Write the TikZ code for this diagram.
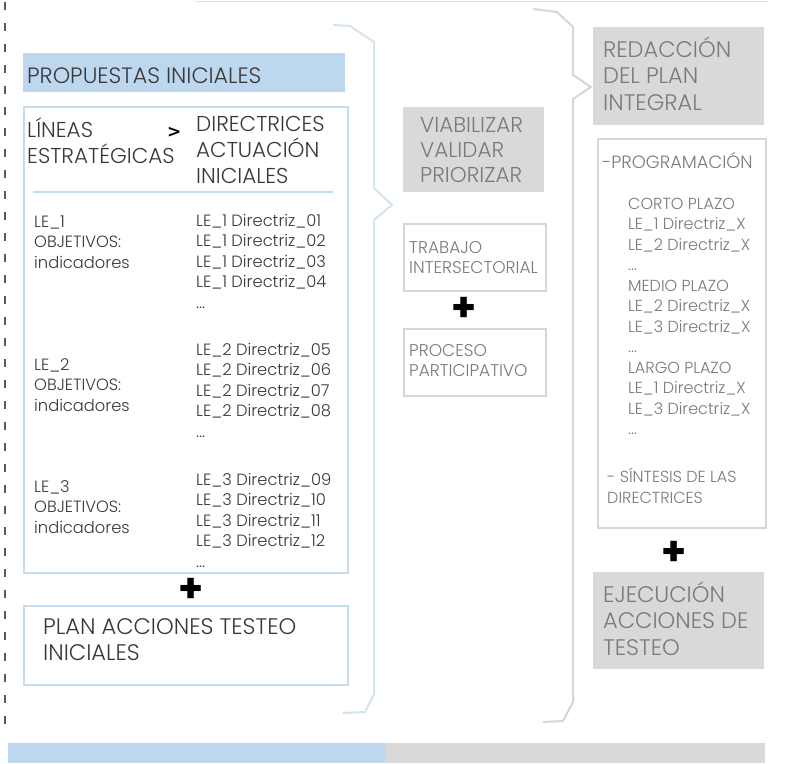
\documentclass[tikz,border=0pt]{standalone}
\usepackage{fontspec}
\setmainfont{Poppins}[UprightFont={* Light}, BoldFont={* Bold}]
\newfontfamily\symfont{DejaVu Sans}
\definecolor{lbfill}{HTML}{BDD7EE}
\definecolor{lbline}{HTML}{C6DEEB}
\definecolor{lbbrace}{HTML}{D2E5F1}
\definecolor{gfill}{HTML}{D9D9D9}
\definecolor{gline}{HTML}{D6D6D6}
\definecolor{gtext}{HTML}{7A7A7A}
\definecolor{dtext}{HTML}{383838}
\definecolor{dashcol}{HTML}{5A5A5A}
\begin{document}
\begin{tikzpicture}[x=1pt,y=-1pt,
  txt/.style={anchor=base west, inner sep=0pt, align=left, text=dtext},
  gtxt/.style={txt, text=gtext},
  bbox/.style={draw=lbline, line width=2pt, anchor=north west, inner sep=0pt},
  gbox/.style={draw=gline, line width=2pt, anchor=north west, inner sep=0pt},
  gfbox/.style={fill=gfill, anchor=north west, inner sep=0pt},
  plus/.style={inner sep=0pt, font=\fontsize{40}{40}\selectfont\bfseries, text=black},
  fA/.style={font=\fontsize{21.5}{26}\selectfont},
  fB/.style={font=\fontsize{16.3}{20.5}\selectfont},
  fC/.style={font=\fontsize{22.5}{26.5}\selectfont},
  fD/.style={font=\fontsize{17}{20}\selectfont},
  fE/.style={font=\fontsize{16}{20.5}\selectfont},
  fV/.style={font=\fontsize{21.5}{25}\selectfont}
]
\useasboundingbox (0,0) rectangle (792,763);
\fill[white] (0,0) rectangle (792,763);

% top faint line and left dashed line
\draw[lbbrace, line width=1.5pt] (195,1.5) -- (768,1.5);
\draw[dashcol, line width=1.8pt, dash pattern=on 8pt off 13pt] (5,2) -- (5,733);

% bottom bars
\fill[lbfill] (8,743) rectangle (385,763);
\fill[gfill] (385,743) rectangle (765,763);

% ---------- left column ----------
\node[fill=lbfill, anchor=north west, inner sep=0pt, minimum width=322pt, minimum height=39pt] (prop) at (23,53) {};
\node[txt, font=\fontsize{22.2}{24}\selectfont] (propt) at (27,83) {PROPUESTAS INICIALES};

\node[bbox, minimum width=324pt, minimum height=466pt] (big) at (23,106) {};
\node[txt, fA] (lin) at (27,163) {LÍNEAS\\ESTRATÉGICAS};
\node[txt, font=\fontsize{17}{20}\symfont\bfseries, text=black] (gt) at (167,137) {>};
\node[txt, fA] (dir) at (196,183) {DIRECTRICES\\ACTUACIÓN\\INICIALES};
\draw[lbline, line width=2pt] (33,192) coordinate (hl1) -- (333,192) coordinate (hl2);

\node[txt, fB] (le1) at (34,268) {LE\_1\\OBJETIVOS:\\indicadores};
\node[txt, fB] (d1) at (196,308) {LE\_1 Directriz\_01\\LE\_1 Directriz\_02\\LE\_1 Directriz\_03\\LE\_1 Directriz\_04\\...};
\node[txt, fB] (le2) at (34,411) {LE\_2\\OBJETIVOS:\\indicadores};
\node[txt, fB] (d2) at (196,437) {LE\_2 Directriz\_05\\LE\_2 Directriz\_06\\LE\_2 Directriz\_07\\LE\_2 Directriz\_08\\...};
\node[txt, fB] (le3) at (34,533) {LE\_3\\OBJETIVOS:\\indicadores};
\node[txt, fB] (d3) at (196,567) {LE\_3 Directriz\_09\\LE\_3 Directriz\_10\\LE\_3 Directriz\_11\\LE\_3 Directriz\_12\\...};

\node[plus] (p1) at (191,590) {+};

\node[bbox, minimum width=324pt, minimum height=79pt] (plan) at (23,605) {};
\node[txt, font=\fontsize{22.5}{26}\selectfont] (plant) at (43,660) {PLAN ACCIONES TESTEO\\INICIALES};

% brace 1
\draw[lbbrace, line width=2pt, line join=round]
  (333,25) -- (350,26) -- (374,42) -- (374,188) -- (392,205) -- (374,220)
  -- (374,694) -- (365,712) -- (343,713);

% ---------- middle column ----------
\node[gfbox, minimum width=141pt, minimum height=85pt] (viab) at (403,107) {};
\node[gtxt, fV] (viabt) at (420,182) {VIABILIZAR\\VALIDAR\\PRIORIZAR};

\node[gbox, minimum width=142pt, minimum height=67pt] (trab) at (403,223) {};
\node[gtxt, fD] (trabt) at (409,273) {TRABAJO\\INTERSECTORIAL};
\node[plus] (p2) at (464,309) {+};
\node[gbox, minimum width=142pt, minimum height=67pt] (proc) at (403,328) {};
\node[gtxt, fD] (proct) at (409,376) {PROCESO\\PARTICIPATIVO};

% brace 2
\draw[gline, line width=2pt, line join=round]
  (533,9) -- (557,12) -- (573,27) -- (573,75) -- (591,87) -- (573,99)
  -- (573,702) -- (563,721) -- (543,722);

% ---------- right column ----------
\node[gfbox, minimum width=171pt, minimum height=98pt] (red) at (593,27) {};
\node[gtxt, fC] (redt) at (603,110) {REDACCIÓN\\DEL PLAN\\INTEGRAL};

\node[gbox, minimum width=168pt, minimum height=389pt] (prog) at (597,138) {};
\node[gtxt, font=\fontsize{17.8}{20}\selectfont] (progt) at (602,168) {-PROGRAMACIÓN};
\node[gtxt, fE] (plazos) at (628,434.5) {CORTO PLAZO\\LE\_1 Directriz\_X\\LE\_2 Directriz\_X\\...\\MEDIO PLAZO\\LE\_2 Directriz\_X\\LE\_3 Directriz\_X\\...\\LARGO PLAZO\\LE\_1 Directriz\_X\\LE\_3 Directriz\_X\\...};
\node[gtxt, fE] (sint) at (607,503) {- SÍNTESIS DE LAS\\DIRECTRICES};

\node[plus] (p3) at (674,553) {+};

\node[gfbox, minimum width=171pt, minimum height=97pt] (ejec) at (593,572) {};
\node[gtxt, fC] (eject) at (603,655) {EJECUCIÓN\\ACCIONES DE\\TESTEO};
\end{tikzpicture}
\end{document}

■ Short exercise:
Repeat the data exactly, without the pictures.

■ Answer for the task:
Write the TikZ code for this diagram.
\documentclass[tikz,border=0pt]{standalone}
\usepackage{fontspec}
\setmainfont{Poppins}[UprightFont={* Light}, BoldFont={* Bold}]
\newfontfamily\symfont{DejaVu Sans}
\definecolor{lbfill}{HTML}{BDD7EE}
\definecolor{lbline}{HTML}{C6DEEB}
\definecolor{lbbrace}{HTML}{D2E5F1}
\definecolor{gfill}{HTML}{D9D9D9}
\definecolor{gline}{HTML}{D6D6D6}
\definecolor{gtext}{HTML}{7A7A7A}
\definecolor{dtext}{HTML}{383838}
\definecolor{dashcol}{HTML}{5A5A5A}
\begin{document}
\begin{tikzpicture}[x=1pt,y=-1pt,
  txt/.style={anchor=base west, inner sep=0pt, align=left, text=dtext},
  gtxt/.style={txt, text=gtext},
  bbox/.style={draw=lbline, line width=2pt, anchor=north west, inner sep=0pt},
  gbox/.style={draw=gline, line width=2pt, anchor=north west, inner sep=0pt},
  gfbox/.style={fill=gfill, anchor=north west, inner sep=0pt},
  plus/.style={inner sep=0pt, font=\fontsize{40}{40}\selectfont\bfseries, text=black},
  fA/.style={font=\fontsize{21.5}{26}\selectfont},
  fB/.style={font=\fontsize{16.3}{20.5}\selectfont},
  fC/.style={font=\fontsize{22.5}{26.5}\selectfont},
  fD/.style={font=\fontsize{17}{20}\selectfont},
  fE/.style={font=\fontsize{16}{20.5}\selectfont},
  fV/.style={font=\fontsize{21.5}{25}\selectfont}
]
\useasboundingbox (0,0) rectangle (792,763);
\fill[white] (0,0) rectangle (792,763);

% top faint line and left dashed line
\draw[lbbrace, line width=1.5pt] (195,1.5) -- (768,1.5);
\draw[dashcol, line width=1.8pt, dash pattern=on 8pt off 13pt] (5,2) -- (5,733);

% bottom bars
\fill[lbfill] (8,743) rectangle (385,763);
\fill[gfill] (385,743) rectangle (765,763);

% ---------- left column ----------
\node[fill=lbfill, anchor=north west, inner sep=0pt, minimum width=322pt, minimum height=39pt] (prop) at (23,53) {};
\node[txt, font=\fontsize{22.2}{24}\selectfont] (propt) at (27,83) {PROPUESTAS INICIALES};

\node[bbox, minimum width=324pt, minimum height=466pt] (big) at (23,106) {};
\node[txt, fA] (lin) at (27,163) {LÍNEAS\\ESTRATÉGICAS};
\node[txt, font=\fontsize{17}{20}\symfont\bfseries, text=black] (gt) at (167,137) {>};
\node[txt, fA] (dir) at (196,183) {DIRECTRICES\\ACTUACIÓN\\INICIALES};
\draw[lbline, line width=2pt] (33,192) coordinate (hl1) -- (333,192) coordinate (hl2);

\node[txt, fB] (le1) at (34,268) {LE\_1\\OBJETIVOS:\\indicadores};
\node[txt, fB] (d1) at (196,308) {LE\_1 Directriz\_01\\LE\_1 Directriz\_02\\LE\_1 Directriz\_03\\LE\_1 Directriz\_04\\...};
\node[txt, fB] (le2) at (34,411) {LE\_2\\OBJETIVOS:\\indicadores};
\node[txt, fB] (d2) at (196,437) {LE\_2 Directriz\_05\\LE\_2 Directriz\_06\\LE\_2 Directriz\_07\\LE\_2 Directriz\_08\\...};
\node[txt, fB] (le3) at (34,533) {LE\_3\\OBJETIVOS:\\indicadores};
\node[txt, fB] (d3) at (196,567) {LE\_3 Directriz\_09\\LE\_3 Directriz\_10\\LE\_3 Directriz\_11\\LE\_3 Directriz\_12\\...};

\node[plus] (p1) at (191,590) {+};

\node[bbox, minimum width=324pt, minimum height=79pt] (plan) at (23,605) {};
\node[txt, font=\fontsize{22.5}{26}\selectfont] (plant) at (43,660) {PLAN ACCIONES TESTEO\\INICIALES};

% brace 1
\draw[lbbrace, line width=2pt, line join=round]
  (333,25) -- (350,26) -- (374,42) -- (374,188) -- (392,205) -- (374,220)
  -- (374,694) -- (365,712) -- (343,713);

% ---------- middle column ----------
\node[gfbox, minimum width=141pt, minimum height=85pt] (viab) at (403,107) {};
\node[gtxt, fV] (viabt) at (420,182) {VIABILIZAR\\VALIDAR\\PRIORIZAR};

\node[gbox, minimum width=142pt, minimum height=67pt] (trab) at (403,223) {};
\node[gtxt, fD] (trabt) at (409,273) {TRABAJO\\INTERSECTORIAL};
\node[plus] (p2) at (464,309) {+};
\node[gbox, minimum width=142pt, minimum height=67pt] (proc) at (403,328) {};
\node[gtxt, fD] (proct) at (409,376) {PROCESO\\PARTICIPATIVO};

% brace 2
\draw[gline, line width=2pt, line join=round]
  (533,9) -- (557,12) -- (573,27) -- (573,75) -- (591,87) -- (573,99)
  -- (573,702) -- (563,721) -- (543,722);

% ---------- right column ----------
\node[gfbox, minimum width=171pt, minimum height=98pt] (red) at (593,27) {};
\node[gtxt, fC] (redt) at (603,110) {REDACCIÓN\\DEL PLAN\\INTEGRAL};

\node[gbox, minimum width=168pt, minimum height=389pt] (prog) at (597,138) {};
\node[gtxt, font=\fontsize{17.8}{20}\selectfont] (progt) at (602,168) {-PROGRAMACIÓN};
\node[gtxt, fE] (plazos) at (628,434.5) {CORTO PLAZO\\LE\_1 Directriz\_X\\LE\_2 Directriz\_X\\...\\MEDIO PLAZO\\LE\_2 Directriz\_X\\LE\_3 Directriz\_X\\...\\LARGO PLAZO\\LE\_1 Directriz\_X\\LE\_3 Directriz\_X\\...};
\node[gtxt, fE] (sint) at (607,503) {- SÍNTESIS DE LAS\\DIRECTRICES};

\node[plus] (p3) at (674,553) {+};

\node[gfbox, minimum width=171pt, minimum height=97pt] (ejec) at (593,572) {};
\node[gtxt, fC] (eject) at (603,655) {EJECUCIÓN\\ACCIONES DE\\TESTEO};
\end{tikzpicture}
\end{document}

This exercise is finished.